━━━━━ Given information
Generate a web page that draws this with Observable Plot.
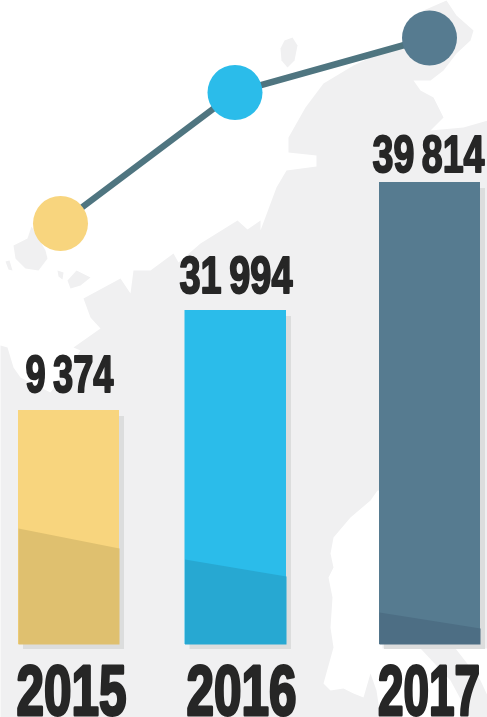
<!DOCTYPE html>
<html>
<head>
<meta charset="utf-8">
<style>html,body{margin:0;padding:0;background:#fff;overflow:hidden}svg{display:block;filter:blur(0.4px)}.val text{word-spacing:-4px}</style>
<script src="https://cdn.jsdelivr.net/npm/d3@7"></script>
<script src="https://cdn.jsdelivr.net/npm/@observablehq/plot@0.6"></script>
</head>
<body>
<div id="chart"></div>
<script>
const years = ["2015", "2016", "2017"];
const values = ["9 374", "31 994", "39 814"];
const colors = ["#f8d57e", "#2bbcea", "#567b90"];
const shades = ["#dfc06f", "#27a8d2", "#4d6e84"];
const barLeft = [18, 184.5, 379];
const barRight = [119, 286, 480];
const barTop = [410, 310, 182];
const barBase = 644;
const shadeLeft = [528, 559, 612];
const shadeRight = [548, 576, 628];
const dotX = [60, 234.5, 429];
const dotY = [223, 92, 37.5];
const valueCenter = [69, 235.5, 428];
const valueBase = [391, 292, 171];
const valueWidth = [88, 113, 112];
const yearCenter = [71, 241, 428.5];
const yearWidth = [110, 110, 102];

const mainland = [[423,10],[446,0],[456,15],[473,30],[470,40],[456,53],[443,70],[430,80],[413,80],[420,90],[433,97],[443,117],[430,130],[463,127],[487,120],[487,648],[382,648],[382,490],[377,490],[370,500],[350,517],[333,537],[330,553],[333,567],[328,577],[332,597],[330,627],[333,647],[323,683],[330,690],[343,688],[353,693],[363,697],[370,673],[376,690],[380,717],[0,717],[0,345],[7,347],[13,367],[20,377],[50,392],[80,350],[73,347],[100,328],[90,317],[83,298],[120,278],[130,293],[133,270],[150,270],[173,253],[178,262],[200,243],[237,220],[247,229],[260,220],[260,230],[276,187],[286,170],[316,166],[316,155],[288,152],[288,137],[305,107],[323,83],[353,65],[400,43]];
const southEast = [[420,648],[455,648],[480,680],[487,695],[487,717],[470,717],[450,680]];
const islandNorth = [[284,40],[292,37],[297,45],[294,60],[287,67],[281,60],[280,48]];
const islandWest = [[13,245],[27,238],[31,226],[45,250],[47,258],[38,270],[25,268],[15,258]];
const islandMid = [[67,280],[76,270],[90,277],[80,285],[70,288]];
const islandSmall = [[57,270],[63,272],[62,279],[58,276]];
const islandTiny = [[5,261],[9,260],[12,270],[8,269]];

const landShapes = [mainland, southEast, islandNorth, islandWest, islandMid, islandSmall, islandTiny]
  .flatMap((s, k) => s.map(([x, y]) => ({x, y, k})));
const bars = years.map((year, i) => ({year, i, x1: barLeft[i], x2: barRight[i], top: barTop[i]}));
const shadeShapes = years.flatMap((year, i) => [
  {i, x: barLeft[i], y: shadeLeft[i]},
  {i, x: barRight[i], y: shadeRight[i]},
  {i, x: barRight[i], y: barBase},
  {i, x: barLeft[i], y: barBase}
]);
const dots = years.map((year, i) => ({x: dotX[i], y: dotY[i], c: colors[i]}));

const font = "'Liberation Sans Narrow','Liberation Sans',sans-serif";
const plot = Plot.plot({
  width: 487, height: 717,
  margin: 0,
  style: {background: "#fff"},
  x: {domain: [0, 487], range: [0, 487], axis: null},
  y: {domain: [0, 717], range: [0, 717], axis: null},
  marks: [
    Plot.line(landShapes, {x: "x", y: "y", z: "k", curve: "linear-closed", fill: "#f0f0f1", stroke: "none"}),
    Plot.rect(bars, {x1: d => d.x1 + 5, x2: d => d.x2 + 5, y1: d => d.top + 6, y2: barBase + 5, fill: "#dcdddd"}),
    Plot.rect(bars, {x1: "x1", x2: "x2", y1: "top", y2: barBase, fill: d => colors[d.i]}),
    Plot.line(shadeShapes, {x: "x", y: "y", z: "i", curve: "linear-closed", stroke: "none", fill: d => shades[d.i]}),
    Plot.line(dots, {x: "x", y: "y", stroke: "#4f7580", strokeWidth: 6.5}),
    Plot.dot(dots, {x: "x", y: "y", r: 27.5, fill: d => d.c, stroke: "none"}),
    Plot.text(values, {x: (d, i) => valueCenter[i], y: (d, i) => valueBase[i], text: d => d, className: "val",
      lineAnchor: "bottom", textAnchor: "middle", fontFamily: font, fontWeight: 700, fontSize: 52,
      fill: "#262626", stroke: "#262626", strokeWidth: 2}),
    Plot.text(years, {x: (d, i) => yearCenter[i], y: 714, text: d => d, className: "yr",
      lineAnchor: "bottom", textAnchor: "middle", fontFamily: font, fontWeight: 700, fontSize: 70,
      fill: "#262626", stroke: "#262626", strokeWidth: 3})
  ]
});
document.getElementById("chart").append(plot);
d3.select(plot).selectAll("g.val text").each(function(d, i) {
  this.setAttribute("textLength", valueWidth[i]);
  this.setAttribute("lengthAdjust", "spacingAndGlyphs");
});
d3.select(plot).selectAll("g.yr text").each(function(d, i) {
  this.setAttribute("textLength", yearWidth[i]);
  this.setAttribute("lengthAdjust", "spacingAndGlyphs");
});
</script>
</body>
</html>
━━━━━━━━━━
Exercise directions: Pictures stay out. Repeat only the lines from the beginning of the data through the line that has "const yearWidth = [110, 110, 102];".

Solved exercise:
Generate a web page that draws this with Observable Plot.
<!DOCTYPE html>
<html>
<head>
<meta charset="utf-8">
<style>html,body{margin:0;padding:0;background:#fff;overflow:hidden}svg{display:block;filter:blur(0.4px)}.val text{word-spacing:-4px}</style>
<script src="https://cdn.jsdelivr.net/npm/d3@7"></script>
<script src="https://cdn.jsdelivr.net/npm/@observablehq/plot@0.6"></script>
</head>
<body>
<div id="chart"></div>
<script>
const years = ["2015", "2016", "2017"];
const values = ["9 374", "31 994", "39 814"];
const colors = ["#f8d57e", "#2bbcea", "#567b90"];
const shades = ["#dfc06f", "#27a8d2", "#4d6e84"];
const barLeft = [18, 184.5, 379];
const barRight = [119, 286, 480];
const barTop = [410, 310, 182];
const barBase = 644;
const shadeLeft = [528, 559, 612];
const shadeRight = [548, 576, 628];
const dotX = [60, 234.5, 429];
const dotY = [223, 92, 37.5];
const valueCenter = [69, 235.5, 428];
const valueBase = [391, 292, 171];
const valueWidth = [88, 113, 112];
const yearCenter = [71, 241, 428.5];
const yearWidth = [110, 110, 102];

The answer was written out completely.